→ Brief: Output the material word for word. Leave each picture out.

Rows from a dataset

--- BEGIN ---

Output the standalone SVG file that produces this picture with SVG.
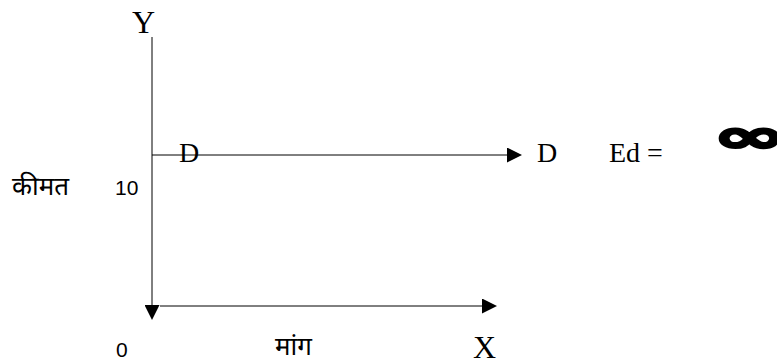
<svg xmlns="http://www.w3.org/2000/svg" width="777" height="363" viewBox="0 0 777 363">
<style>
.serif{font-family:"Liberation Serif","Times New Roman",serif;fill:#000}
.sans{font-family:"Liberation Sans",Arial,sans-serif;fill:#000}
.deva{font-family:"Noto Sans Devanagari","Noto Sans","Lohit Devanagari",sans-serif;fill:#000}
.inf{font-family:"DejaVu Sans",sans-serif;font-weight:bold;fill:#000;stroke:#000;stroke-width:2.5}
.ax{stroke:#000;stroke-width:1;fill:none}
</style>
<defs>
<marker id="ah" markerWidth="15" markerHeight="15" refX="0" refY="7.5" orient="auto" markerUnits="userSpaceOnUse">
<path d="M0,0 L15,7.5 L0,15 Z" fill="#000"/>
</marker>
</defs>
<rect width="777" height="363" fill="#fff"/>
<g id="connectors">
<line class="ax" x1="152" y1="37" x2="152" y2="305" stroke="#333" marker-end="url(#ah)"/>
<line class="ax" x1="160" y1="306" x2="482" y2="306" marker-end="url(#ah)"/>
<line class="ax" x1="152" y1="155" x2="507" y2="155" marker-end="url(#ah)"/>
</g>
<g id="label-Y"><text class="serif" x="132" y="33" font-size="32">Y</text></g>
<g id="label-X"><text class="serif" x="473" y="358" font-size="32">X</text></g>
<g id="label-D-left"><text class="serif" x="179" y="162" font-size="28">D</text></g>
<g id="label-D-right"><text class="serif" x="537" y="162" font-size="28">D</text></g>
<g id="label-Ed"><text class="serif" x="609" y="162" font-size="28">Ed =</text></g>
<g id="label-infinity"><text class="inf" transform="translate(713,152) scale(1.9,1)" font-size="46">∞</text></g>
<g id="label-price"><text class="deva" x="12" y="195" font-size="26">कीमत</text></g>
<g id="label-10"><text class="sans" x="115" y="195" font-size="21">10</text></g>
<g id="label-0"><text class="sans" x="116" y="357" font-size="21">0</text></g>
<g id="label-demand"><text class="deva" x="275" y="355" font-size="26">मांग</text></g>
</svg>
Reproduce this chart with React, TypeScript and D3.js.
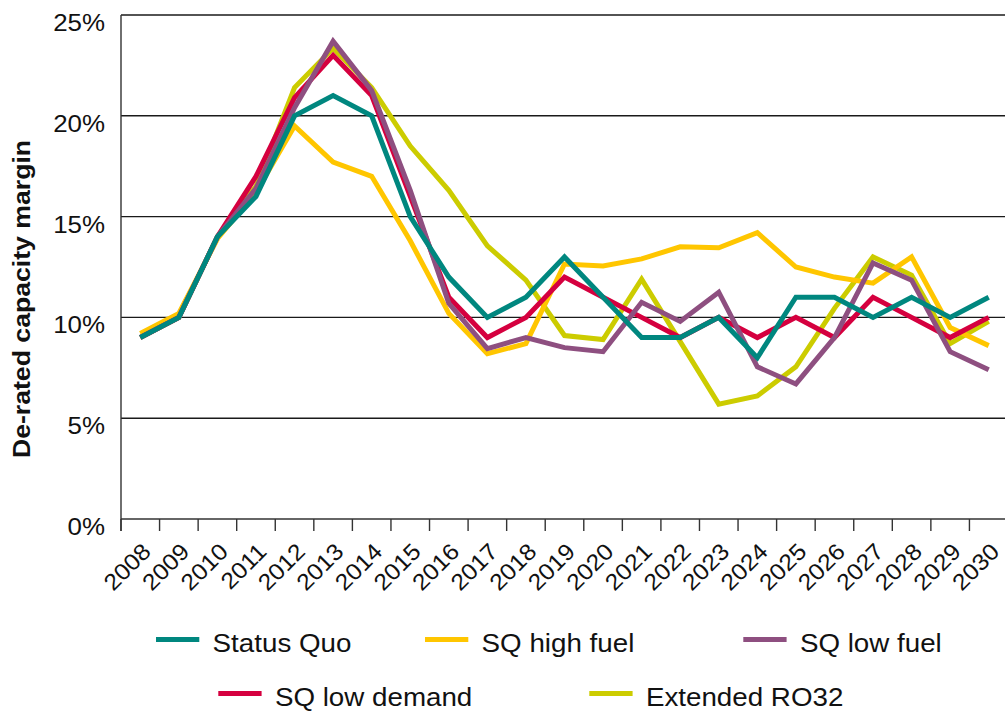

--- END ---

→ Answer to this task:
Output the standalone SVG file that produces this picture with SVG.
<svg xmlns="http://www.w3.org/2000/svg" width="777" height="363" viewBox="0 0 777 363">
<style>
.serif{font-family:"Liberation Serif","Times New Roman",serif;fill:#000}
.sans{font-family:"Liberation Sans",Arial,sans-serif;fill:#000}
.deva{font-family:"Noto Sans Devanagari","Noto Sans","Lohit Devanagari",sans-serif;fill:#000}
.inf{font-family:"DejaVu Sans",sans-serif;font-weight:bold;fill:#000;stroke:#000;stroke-width:2.5}
.ax{stroke:#000;stroke-width:1;fill:none}
</style>
<defs>
<marker id="ah" markerWidth="15" markerHeight="15" refX="0" refY="7.5" orient="auto" markerUnits="userSpaceOnUse">
<path d="M0,0 L15,7.5 L0,15 Z" fill="#000"/>
</marker>
</defs>
<rect width="777" height="363" fill="#fff"/>
<g id="connectors">
<line class="ax" x1="152" y1="37" x2="152" y2="305" stroke="#333" marker-end="url(#ah)"/>
<line class="ax" x1="160" y1="306" x2="482" y2="306" marker-end="url(#ah)"/>
<line class="ax" x1="152" y1="155" x2="507" y2="155" marker-end="url(#ah)"/>
</g>
<g id="label-Y"><text class="serif" x="132" y="33" font-size="32">Y</text></g>
<g id="label-X"><text class="serif" x="473" y="358" font-size="32">X</text></g>
<g id="label-D-left"><text class="serif" x="179" y="162" font-size="28">D</text></g>
<g id="label-D-right"><text class="serif" x="537" y="162" font-size="28">D</text></g>
<g id="label-Ed"><text class="serif" x="609" y="162" font-size="28">Ed =</text></g>
<g id="label-infinity"><text class="inf" transform="translate(713,152) scale(1.9,1)" font-size="46">∞</text></g>
<g id="label-price"><text class="deva" x="12" y="195" font-size="26">कीमत</text></g>
<g id="label-10"><text class="sans" x="115" y="195" font-size="21">10</text></g>
<g id="label-0"><text class="sans" x="116" y="357" font-size="21">0</text></g>
<g id="label-demand"><text class="deva" x="275" y="355" font-size="26">मांग</text></g>
</svg>
Reproduce this chart with React, TypeScript and D3.js.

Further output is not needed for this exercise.